Spectres de l’autisme
Ils sont plus de 30 000 en Corée du Sud mais restent totalement invisibles. Les autistes sont des fantômes dans la société coréenne. Une série événement a récemment braqué les projecteurs sur eux.
Par Célio Fioretti (à Séoul)
La Corée du Sud est de plus en plus reconnue internationalement pour ses productions audiovisuelles. En 2022, la série la plus visionnée du catalogue Netflix mondial était sud-coréenne, Extraordinary Attorney Woo. La comédie judiciaire de 16 épisodes, qui suit les aventures d’une jeune avocate autiste, a donné un coup de projecteur sur ce trouble mental souvent oublié au pays du matin frais.
La série Extraordinary Attorney Woo raconte les aventures d’une jeune avocate autiste, Woo Yong-woo, interprétée par Park Eun-bin.
La représentation de l’autisme est rare dans les grandes productions sud-coréennes, le seul autre exemple en date est la série Good Doctor en 2013 (dont la version américaine est diffusée en France). Le personnage principal est lui aussi autiste. Ce n’est pas le seul point commun des deux séries. Elles font également une représentation similaire d’un trouble pourtant très variable. Dans les deux productions, la personne autiste est représentée comme un génie. « Ce n’est évidemment pas le cas le plus courant », rectifie Son Daeun, directrice du centre Autism Partnership à Séoul. Celui-ci accompagne des enfants atteint de ce trouble. Cette représentation biaisée de l’autisme est révélatrice d’un mal-être vis-à-vis des troubles mentaux en Corée du Sud. On ne les accepte que s’ils sont un atout.
D’après les statistiques du ministère de la Santé, en 2021, 33 000 sud-coréens seraient atteints d’un trouble autistique. Un chiffre qui semble assez faible sur une population de près de 50 millions d’habitants. « C’est très grandement sous-estimé, explique Son Daeun. L’autisme, comme les maladies mentales, est un tabou, une honte, encore plus qu’un handicap physique. »
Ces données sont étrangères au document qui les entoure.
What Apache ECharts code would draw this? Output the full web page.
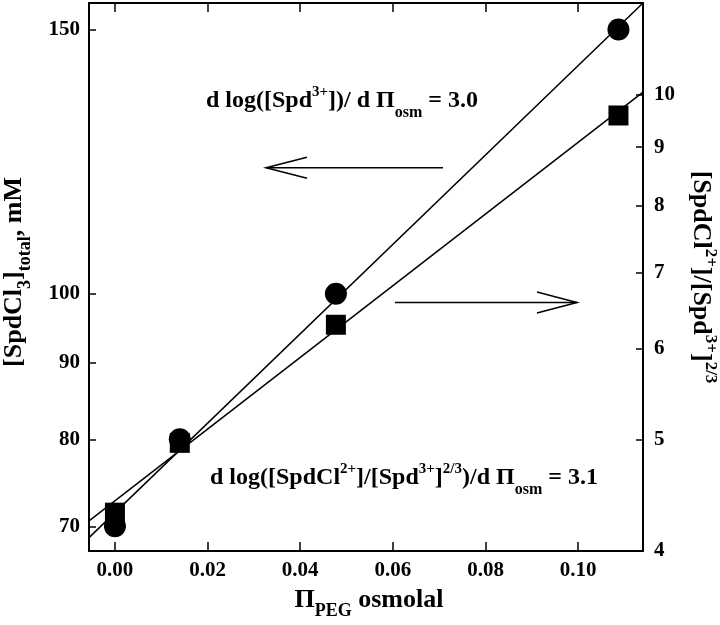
<!DOCTYPE html>
<html><head><meta charset="utf-8">
<script src="https://cdn.jsdelivr.net/npm/echarts@6/dist/echarts.min.js"></script>
<style>html,body{margin:0;padding:0;background:#fff}#c{width:720px;height:625px}</style>
</head><body><div id="c"></div>
<script>
// ---- data ----
const xTicks = [0, 0.02, 0.04, 0.06, 0.08, 0.10];
const leftTicks = [70, 80, 90, 100, 150];
const rightTicks = [4, 5, 6, 7, 8, 9, 10];
const xPoints = [0, 0.014, 0.0477, 0.1087];
const spdTotal = [70, 80, 100, 150];        // circles, left axis (mM)
const ratio = [4.32, 4.97, 6.30, 9.59];     // squares, right axis
const fitX = [-0.0056, 0.1140];
const fitTotal = [68.8, 156.2];
const fitRatio = [4.25, 10.05];
const xRange = [-0.0056, 0.1140];
const leftRange = [67.4, 156.2];
const rightRange = [4, 12.02];

const FONT = 'Liberation Serif';
const zip = (a, b) => a.map((v, i) => [v, b[i]]);
const black = '#000';

const axisLine = {onZero: false, lineStyle: {color: black, width: 2}};
const lbl = {color: black, fontFamily: FONT, fontWeight: 'bold', fontSize: 21};

const chart = echarts.init(document.getElementById('c'), null, {renderer: 'canvas'});

const B = {fontFamily: FONT, fontWeight: 'bold', fill: black};
const richSmall = {
  b: Object.assign({fontSize: 24, lineHeight: 40}, B),
  sp: Object.assign({fontSize: 15, lineHeight: 28, verticalAlign: 'top', padding: [4, 0, 0, 0]}, B),
  sb: Object.assign({fontSize: 16, lineHeight: 16, verticalAlign: 'bottom'}, B)
};
const richBig = {
  b: Object.assign({fontSize: 26, lineHeight: 40}, B),
  sp: Object.assign({fontSize: 17, lineHeight: 24, verticalAlign: 'top', padding: [2, 0, 0, 0]}, B),
  sb: Object.assign({fontSize: 18, lineHeight: 16, verticalAlign: 'bottom'}, B)
};

function txt(x, y, text, rich, extra) {
  return Object.assign({
    type: 'text', x: x, y: y, silent: true,
    style: {text: text, rich: rich, align: (extra && extra.align) || 'left', verticalAlign: 'middle', fill: black}
  }, extra && extra.rotation !== undefined ? {rotation: extra.rotation} : {});
}
function arrow(x1, x2, y, head) {
  const dir = x2 > x1 ? -1 : 1;
  return [
    {type: 'line', silent: true, shape: {x1: x1, y1: y, x2: x2, y2: y}, style: {stroke: black, lineWidth: 1.5}},
    {type: 'polyline', silent: true, shape: {points: [[x2 + dir * head, y - 10.5], [x2, y], [x2 + dir * head, y + 10.5]]}, style: {stroke: black, lineWidth: 1.5, fill: null}}
  ];
}

const option = {
  animation: false,
  backgroundColor: '#fff',
  grid: {left: 89, top: 3, right: 77, bottom: 74, containLabel: false},
  xAxis: [
    {type: 'value', min: xRange[0], max: xRange[1], position: 'bottom',
     axisLine: axisLine, splitLine: {show: false},
     axisTick: {inside: true, length: 9, customValues: xTicks, lineStyle: {color: black, width: 1.5}},
     axisLabel: Object.assign({customValues: xTicks, margin: 9, formatter: v => Number(v).toFixed(2)}, lbl)},
    {type: 'value', min: xRange[0], max: xRange[1], position: 'top',
     axisLine: axisLine, splitLine: {show: false},
     axisTick: {inside: true, length: 9, customValues: xTicks, lineStyle: {color: black, width: 1.5}},
     axisLabel: {show: false}}
  ],
  yAxis: [
    {type: 'log', logBase: 10, min: leftRange[0], max: leftRange[1], position: 'left',
     axisLine: axisLine, splitLine: {show: false}, minorTick: {show: false},
     axisTick: {inside: true, length: 7, customValues: leftTicks, lineStyle: {color: black, width: 1.5}},
     axisLabel: Object.assign({customValues: leftTicks, margin: 9, formatter: v => String(Math.round(v))}, lbl)},
    {type: 'log', logBase: 10, min: rightRange[0], max: rightRange[1], position: 'right',
     axisLine: axisLine, splitLine: {show: false}, minorTick: {show: false},
     axisTick: {inside: true, length: 7, customValues: rightTicks, lineStyle: {color: black, width: 1.5}},
     axisLabel: Object.assign({customValues: rightTicks, margin: 11, formatter: v => String(Math.round(v))}, lbl)}
  ],
  series: [
    {type: 'line', xAxisIndex: 0, yAxisIndex: 0, data: zip(fitX, fitTotal), symbol: 'none', silent: true,
     lineStyle: {color: black, width: 1.5}, clip: true},
    {type: 'line', xAxisIndex: 0, yAxisIndex: 1, data: zip(fitX, fitRatio), symbol: 'none', silent: true,
     lineStyle: {color: black, width: 1.5}, clip: true},
    {type: 'scatter', xAxisIndex: 0, yAxisIndex: 0, data: zip(xPoints, spdTotal), symbol: 'circle', symbolSize: 22,
     itemStyle: {color: black, opacity: 1}},
    {type: 'scatter', xAxisIndex: 0, yAxisIndex: 1, data: zip(xPoints, ratio), symbol: 'rect', symbolSize: 20,
     itemStyle: {color: black, opacity: 1}}
  ],
  graphic: [].concat(
    arrow(443, 266, 167.7, 41),
    arrow(395, 577, 302.5, 40),
    [
      txt(206, 101, '{b|d log([Spd}{sp|3+}{b|])/ d Π}{sb|osm}{b| = 3.0}', richSmall),
      txt(210, 478, '{b|d log([SpdCl}{sp|2+}{b|]/[Spd}{sp|3+}{b|]}{sp|2/3}{b|)/d Π}{sb|osm}{b| = 3.1}', richSmall),
      txt(14, 272, '{b|[SpdCl}{sb|3}{b|]}{sb|total}{b|, mM}', richBig, {rotation: Math.PI / 2, align: 'center'}),
      txt(701, 277, '{b|[SpdCl}{sp|2+}{b|]/[Spd}{sp|3+}{b|]}{sp|2/3}', richBig, {rotation: -Math.PI / 2, align: 'center'}),
      txt(369, 600, '{b|Π}{sb|PEG}{b| osmolal}', richBig, {align: 'center'})
    ]
  )
};
chart.setOption(option);
</script>
</body></html>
Les établissements scolaires pouvant accueillir des enfants atteints de troubles mentaux sont encore rares en Corée du Sud. Un vrai casse-tête pour les parents. Photo : Pexels
Beaucoup de personnes concernées ne font pas de diagnostics et se contentent de vivre avec une particularité dont ils ne connaissent souvent même pas le nom, explique la directrice du centre. « Avec le travail de pédagogie et de médiatisation, de plus en plus de personnes se font diagnostiquer. Mais ils le gardent pour eux, ils n’en parlent pas à leur famille ou à leurs proches et passent sous les radars des statistiques », commente Son Daeun.
Ouvrir la discussion
Si la série Extraodinary Attorney Woo n’est pas représentative du spectre de l’autisme, elle a néanmoins permis d’ouvrir la discussion à ce sujet. « Cela reste une série de divertissement et je l’ai plutôt appréciée, nuance la directrice. Grâce à cette série, on a pu parler de l’autisme, apprendre et faire découvrir ce trouble à plus de monde. »
Il reste encore beaucoup de travail pour que l’autisme ne soit plus invisible dans la société sud-coréenne. Mais grâce aux séries et au travail de pédagogie des centres, le pays commence à lever le voile sur le trouble mental.